How is this proven? Start by observing that a polyhedron can be embedded in an affine subspace $S \subset \mathbb{R}^n$. We define the "dimension" of a polyhedron as the dimension of the smallest affine subspace that contains it.

For polyhedrons of dimension 0 (a single point), the proof is trivial (the point is also a vertex and is a trivial convex combination of itself).

Suppose now that we know the assumption to be true for polyhedrons of dimension up to $k-1$.

We now observe a polyhedron of dimension $k$, and select some point $\mathbf{x} \in \mathcal{P}$.

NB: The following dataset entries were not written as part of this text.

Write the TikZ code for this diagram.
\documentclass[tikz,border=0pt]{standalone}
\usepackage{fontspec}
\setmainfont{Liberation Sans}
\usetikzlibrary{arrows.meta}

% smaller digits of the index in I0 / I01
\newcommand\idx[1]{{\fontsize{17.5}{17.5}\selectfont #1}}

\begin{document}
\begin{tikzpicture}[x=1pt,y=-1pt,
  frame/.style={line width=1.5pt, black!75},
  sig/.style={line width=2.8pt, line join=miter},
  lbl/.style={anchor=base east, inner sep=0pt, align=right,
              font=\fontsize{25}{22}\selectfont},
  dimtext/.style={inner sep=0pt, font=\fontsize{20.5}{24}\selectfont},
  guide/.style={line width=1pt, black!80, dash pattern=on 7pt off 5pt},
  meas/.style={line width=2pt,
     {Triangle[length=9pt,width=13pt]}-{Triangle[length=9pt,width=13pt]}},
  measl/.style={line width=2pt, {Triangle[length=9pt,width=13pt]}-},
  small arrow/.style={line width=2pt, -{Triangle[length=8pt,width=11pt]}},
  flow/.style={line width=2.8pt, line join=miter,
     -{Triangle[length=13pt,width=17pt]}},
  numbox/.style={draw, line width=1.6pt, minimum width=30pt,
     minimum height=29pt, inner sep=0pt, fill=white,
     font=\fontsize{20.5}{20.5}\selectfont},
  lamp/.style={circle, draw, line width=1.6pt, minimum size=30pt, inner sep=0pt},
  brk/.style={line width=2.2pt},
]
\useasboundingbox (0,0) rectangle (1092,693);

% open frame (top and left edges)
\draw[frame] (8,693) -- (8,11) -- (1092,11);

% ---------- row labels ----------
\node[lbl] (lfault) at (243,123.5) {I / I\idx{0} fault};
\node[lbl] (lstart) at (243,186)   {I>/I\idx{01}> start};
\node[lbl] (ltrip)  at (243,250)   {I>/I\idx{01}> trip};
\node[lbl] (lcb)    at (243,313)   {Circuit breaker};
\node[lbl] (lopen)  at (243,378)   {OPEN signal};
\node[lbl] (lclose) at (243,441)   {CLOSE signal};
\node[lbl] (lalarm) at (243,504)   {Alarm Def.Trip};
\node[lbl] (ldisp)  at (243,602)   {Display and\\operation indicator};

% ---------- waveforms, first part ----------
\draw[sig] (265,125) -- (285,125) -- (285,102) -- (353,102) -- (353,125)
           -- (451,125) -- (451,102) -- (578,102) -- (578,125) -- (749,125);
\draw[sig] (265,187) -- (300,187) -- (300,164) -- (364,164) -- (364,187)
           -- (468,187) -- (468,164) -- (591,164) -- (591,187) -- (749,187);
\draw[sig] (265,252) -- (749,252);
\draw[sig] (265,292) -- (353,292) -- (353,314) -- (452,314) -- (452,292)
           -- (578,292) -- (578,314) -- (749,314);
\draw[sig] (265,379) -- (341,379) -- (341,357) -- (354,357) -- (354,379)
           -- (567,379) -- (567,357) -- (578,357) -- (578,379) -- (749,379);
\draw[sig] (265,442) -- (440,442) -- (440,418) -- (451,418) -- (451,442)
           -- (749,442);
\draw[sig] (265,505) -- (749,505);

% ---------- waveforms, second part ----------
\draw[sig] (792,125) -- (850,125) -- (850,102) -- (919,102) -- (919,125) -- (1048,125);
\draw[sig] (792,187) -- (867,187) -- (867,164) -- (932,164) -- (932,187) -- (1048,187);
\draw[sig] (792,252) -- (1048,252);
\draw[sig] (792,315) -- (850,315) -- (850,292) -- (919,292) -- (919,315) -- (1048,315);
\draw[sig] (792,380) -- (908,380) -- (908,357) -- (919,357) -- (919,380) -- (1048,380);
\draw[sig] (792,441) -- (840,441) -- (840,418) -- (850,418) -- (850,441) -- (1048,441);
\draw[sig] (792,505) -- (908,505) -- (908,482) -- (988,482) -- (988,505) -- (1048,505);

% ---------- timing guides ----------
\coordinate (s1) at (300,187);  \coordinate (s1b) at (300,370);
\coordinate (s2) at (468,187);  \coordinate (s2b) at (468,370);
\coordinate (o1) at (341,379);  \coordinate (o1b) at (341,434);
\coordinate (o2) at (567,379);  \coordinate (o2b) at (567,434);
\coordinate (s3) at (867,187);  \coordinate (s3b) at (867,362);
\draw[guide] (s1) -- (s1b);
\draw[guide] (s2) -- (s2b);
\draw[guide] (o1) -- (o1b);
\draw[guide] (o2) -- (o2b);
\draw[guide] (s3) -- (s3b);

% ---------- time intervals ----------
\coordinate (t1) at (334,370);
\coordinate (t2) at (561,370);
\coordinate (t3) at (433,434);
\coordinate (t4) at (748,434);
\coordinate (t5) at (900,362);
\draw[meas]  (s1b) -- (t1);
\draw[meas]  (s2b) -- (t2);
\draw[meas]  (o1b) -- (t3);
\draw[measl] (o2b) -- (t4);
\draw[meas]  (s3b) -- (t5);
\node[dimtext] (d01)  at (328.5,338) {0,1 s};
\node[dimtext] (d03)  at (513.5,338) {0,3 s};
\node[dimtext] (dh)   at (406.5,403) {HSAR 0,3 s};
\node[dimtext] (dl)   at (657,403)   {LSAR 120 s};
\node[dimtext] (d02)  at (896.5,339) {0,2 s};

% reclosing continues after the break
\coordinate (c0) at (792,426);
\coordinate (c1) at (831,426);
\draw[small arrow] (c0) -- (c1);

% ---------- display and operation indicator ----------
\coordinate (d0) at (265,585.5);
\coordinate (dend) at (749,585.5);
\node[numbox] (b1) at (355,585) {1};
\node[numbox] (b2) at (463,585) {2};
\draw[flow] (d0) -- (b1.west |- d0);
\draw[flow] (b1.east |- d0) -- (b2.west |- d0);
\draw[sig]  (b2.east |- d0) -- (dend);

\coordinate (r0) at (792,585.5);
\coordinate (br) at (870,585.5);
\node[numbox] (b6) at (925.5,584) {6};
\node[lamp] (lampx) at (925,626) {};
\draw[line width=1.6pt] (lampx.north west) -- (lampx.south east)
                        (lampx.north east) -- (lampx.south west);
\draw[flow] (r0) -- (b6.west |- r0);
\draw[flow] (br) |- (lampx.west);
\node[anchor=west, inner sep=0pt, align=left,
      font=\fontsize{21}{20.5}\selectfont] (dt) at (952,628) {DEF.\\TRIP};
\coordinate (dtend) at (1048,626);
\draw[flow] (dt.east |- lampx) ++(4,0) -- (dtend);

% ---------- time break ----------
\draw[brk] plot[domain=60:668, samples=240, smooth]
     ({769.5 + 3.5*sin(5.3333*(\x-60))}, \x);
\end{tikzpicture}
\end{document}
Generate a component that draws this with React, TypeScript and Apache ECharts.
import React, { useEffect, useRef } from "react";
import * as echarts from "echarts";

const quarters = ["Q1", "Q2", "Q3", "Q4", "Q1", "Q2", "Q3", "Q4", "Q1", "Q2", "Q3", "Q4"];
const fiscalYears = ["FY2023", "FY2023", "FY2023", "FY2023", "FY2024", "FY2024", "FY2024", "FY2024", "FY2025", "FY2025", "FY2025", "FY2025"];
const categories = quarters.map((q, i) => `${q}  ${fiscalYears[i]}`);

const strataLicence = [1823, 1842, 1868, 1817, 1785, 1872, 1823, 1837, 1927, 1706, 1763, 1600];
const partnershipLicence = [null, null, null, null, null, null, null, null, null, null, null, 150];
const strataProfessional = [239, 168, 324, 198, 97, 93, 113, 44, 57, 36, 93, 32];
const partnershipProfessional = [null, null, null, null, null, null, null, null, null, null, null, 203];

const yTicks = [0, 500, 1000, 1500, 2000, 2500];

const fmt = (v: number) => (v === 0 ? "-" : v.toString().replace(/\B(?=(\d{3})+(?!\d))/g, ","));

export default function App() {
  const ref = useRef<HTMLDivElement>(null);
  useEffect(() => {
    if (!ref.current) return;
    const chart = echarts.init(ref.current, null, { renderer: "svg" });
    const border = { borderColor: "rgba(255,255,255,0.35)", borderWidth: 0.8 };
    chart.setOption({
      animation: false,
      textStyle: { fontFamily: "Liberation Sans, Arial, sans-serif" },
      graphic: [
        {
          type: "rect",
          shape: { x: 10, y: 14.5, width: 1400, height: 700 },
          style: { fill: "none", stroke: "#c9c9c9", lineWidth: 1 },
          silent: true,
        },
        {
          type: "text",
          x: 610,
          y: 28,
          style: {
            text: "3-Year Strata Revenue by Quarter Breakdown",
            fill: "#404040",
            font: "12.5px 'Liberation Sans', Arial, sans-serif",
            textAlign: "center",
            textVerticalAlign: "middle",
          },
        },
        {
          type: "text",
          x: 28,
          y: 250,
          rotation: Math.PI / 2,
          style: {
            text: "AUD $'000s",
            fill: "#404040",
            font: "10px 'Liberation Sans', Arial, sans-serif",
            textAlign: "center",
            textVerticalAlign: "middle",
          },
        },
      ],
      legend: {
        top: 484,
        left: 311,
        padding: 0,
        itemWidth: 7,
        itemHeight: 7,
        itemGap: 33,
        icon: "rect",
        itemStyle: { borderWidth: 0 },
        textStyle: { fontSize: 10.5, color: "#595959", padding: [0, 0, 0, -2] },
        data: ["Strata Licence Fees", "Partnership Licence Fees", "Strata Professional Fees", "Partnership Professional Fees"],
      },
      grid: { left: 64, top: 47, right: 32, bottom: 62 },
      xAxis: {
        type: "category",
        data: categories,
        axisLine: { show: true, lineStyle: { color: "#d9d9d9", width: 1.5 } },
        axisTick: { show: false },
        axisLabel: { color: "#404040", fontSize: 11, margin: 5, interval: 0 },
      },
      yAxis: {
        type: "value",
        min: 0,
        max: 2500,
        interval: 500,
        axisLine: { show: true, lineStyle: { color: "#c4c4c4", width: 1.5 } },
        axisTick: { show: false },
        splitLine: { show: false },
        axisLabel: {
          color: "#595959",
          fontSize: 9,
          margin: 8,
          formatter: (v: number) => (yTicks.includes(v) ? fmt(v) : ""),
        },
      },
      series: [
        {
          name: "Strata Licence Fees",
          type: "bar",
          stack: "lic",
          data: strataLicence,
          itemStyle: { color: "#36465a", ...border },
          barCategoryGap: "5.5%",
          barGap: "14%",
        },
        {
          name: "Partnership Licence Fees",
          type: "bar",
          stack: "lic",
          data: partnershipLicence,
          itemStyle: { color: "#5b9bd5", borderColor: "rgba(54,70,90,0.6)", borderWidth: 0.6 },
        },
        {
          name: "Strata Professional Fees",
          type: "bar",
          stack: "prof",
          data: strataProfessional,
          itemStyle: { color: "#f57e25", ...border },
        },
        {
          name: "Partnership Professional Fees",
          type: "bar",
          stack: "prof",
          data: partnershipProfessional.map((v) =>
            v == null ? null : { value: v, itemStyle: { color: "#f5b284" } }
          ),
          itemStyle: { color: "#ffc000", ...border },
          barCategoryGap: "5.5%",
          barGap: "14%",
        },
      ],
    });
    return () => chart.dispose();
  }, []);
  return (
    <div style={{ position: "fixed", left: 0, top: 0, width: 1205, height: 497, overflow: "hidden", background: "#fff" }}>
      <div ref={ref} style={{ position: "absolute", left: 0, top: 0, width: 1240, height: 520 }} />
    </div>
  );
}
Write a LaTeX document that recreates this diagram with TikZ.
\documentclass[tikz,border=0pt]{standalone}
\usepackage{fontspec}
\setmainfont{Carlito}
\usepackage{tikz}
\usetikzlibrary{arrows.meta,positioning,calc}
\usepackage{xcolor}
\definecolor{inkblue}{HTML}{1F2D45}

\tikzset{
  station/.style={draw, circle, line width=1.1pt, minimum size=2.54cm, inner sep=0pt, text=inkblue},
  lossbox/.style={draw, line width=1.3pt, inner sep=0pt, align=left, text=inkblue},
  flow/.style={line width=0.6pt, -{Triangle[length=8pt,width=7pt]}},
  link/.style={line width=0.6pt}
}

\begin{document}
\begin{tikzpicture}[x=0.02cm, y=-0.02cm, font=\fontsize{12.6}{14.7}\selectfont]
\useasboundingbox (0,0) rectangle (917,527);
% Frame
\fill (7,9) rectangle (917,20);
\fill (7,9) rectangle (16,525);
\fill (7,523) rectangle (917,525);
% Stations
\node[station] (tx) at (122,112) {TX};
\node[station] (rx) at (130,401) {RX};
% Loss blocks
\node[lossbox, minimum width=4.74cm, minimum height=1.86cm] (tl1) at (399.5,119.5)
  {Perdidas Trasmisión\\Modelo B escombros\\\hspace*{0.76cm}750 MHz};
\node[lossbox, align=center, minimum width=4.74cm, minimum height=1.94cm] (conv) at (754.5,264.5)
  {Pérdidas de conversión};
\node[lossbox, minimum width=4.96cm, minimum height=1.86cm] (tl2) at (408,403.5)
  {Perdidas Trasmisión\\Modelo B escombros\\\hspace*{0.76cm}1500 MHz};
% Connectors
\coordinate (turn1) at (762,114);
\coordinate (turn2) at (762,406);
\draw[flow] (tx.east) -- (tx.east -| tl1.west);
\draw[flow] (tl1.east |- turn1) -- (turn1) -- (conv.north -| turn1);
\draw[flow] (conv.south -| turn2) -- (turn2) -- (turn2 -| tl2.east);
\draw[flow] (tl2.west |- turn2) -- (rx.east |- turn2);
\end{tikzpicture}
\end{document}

If the point is already a vertex, then we're done.

Otherwise, we choose some known vertex $\mathbf{p} \in \mathcal{P}$, and cast a ray from $\mathbf{p}$ through $\mathbf{x}$:

$$\mathbf{u}\left(\alpha\right) = \mathbf{x} + \alpha \left(\mathbf{x} - \mathbf{p}\right)$$

For some $\alpha$, the ray will leave the confines of the $\mathcal{P}$ by violating the constraint $\mathbf{a}_j^T \mathbf{x} \le b_j$.

We define a new polyhedron which forces the violated constraint as an equality constraint:

$$\mathcal{Q} = \left\lbrace \mathbf{x} \in \mathcal{P} : \mathbf{a}_j^T \mathbf{x} = b_j \right\rbrace$$

It can be shown that $\mathcal{Q}$ is of a dimension that's lower than $k$, and thus the assumption holds for it, specifically, for the intersection point of the ray:

$$\mathbf{u} = \sum_i \lambda_i \mathbf{q}_i$$

Where $\left\lbrace\mathbf{q}_i\right\rbrace$ are the vertices of $\mathcal{Q}$.

Now, we can rewrite $\mathbf{x}$ in terms of $\mathbf{u}$ and $\mathbf{p}$:

$$\mathbf{x} = \frac{\alpha}{1+\alpha}\mathbf{p} + \frac{1}{1+\alpha}\mathbf{u}$$

Replacing in $\mathbf{u}$ as a convex sum:

$$\mathbf{x} = \frac{\alpha}{1+\alpha}\mathbf{p} + \sum_i \frac{\lambda_i}{1+\alpha} \mathbf{q}_i$$

Now, since every vertex of $\mathcal{Q}$ is also a vertex of $\mathcal{P}$, we can say that $\mathbf{x}$ is a convex combination of vertices of $\mathcal{P}$.

Optimality

So, every point $\mathbf{x} \in \mathcal{P}$ can be written as a convex sum of the vertices (or BFSs):

$$\mathbf{x} = \sum \lambda_i \mathbf{x}_i$$

And the evaluation of the cost would be:

$$\mathbf{c}^T\mathbf{x} = \sum \lambda_i \mathbf{c}^T\mathbf{x}_i$$

Out of all the vertices, we can find one that has the highest cost, and one that gives the lowest:

$$\begin{eqnarray} \mathbf{c}^T\overline{\mathbf{v}} \ge \mathbf{c}^T\mathbf{v}_k \\ \mathbf{c}^T\underline{\mathbf{v}} \le \mathbf{c}^T\mathbf{v}_k \end{eqnarray}$$

Therefore, the cost of an arbitrary point is bounded:

$$\mathbf{c}^T\mathbf{\underline{v}} \le \mathbf{c}^T\mathbf{x} \le \mathbf{c}^T\mathbf{\overline{v}}$$

Which means that an optimum, will be attains only at the vertices.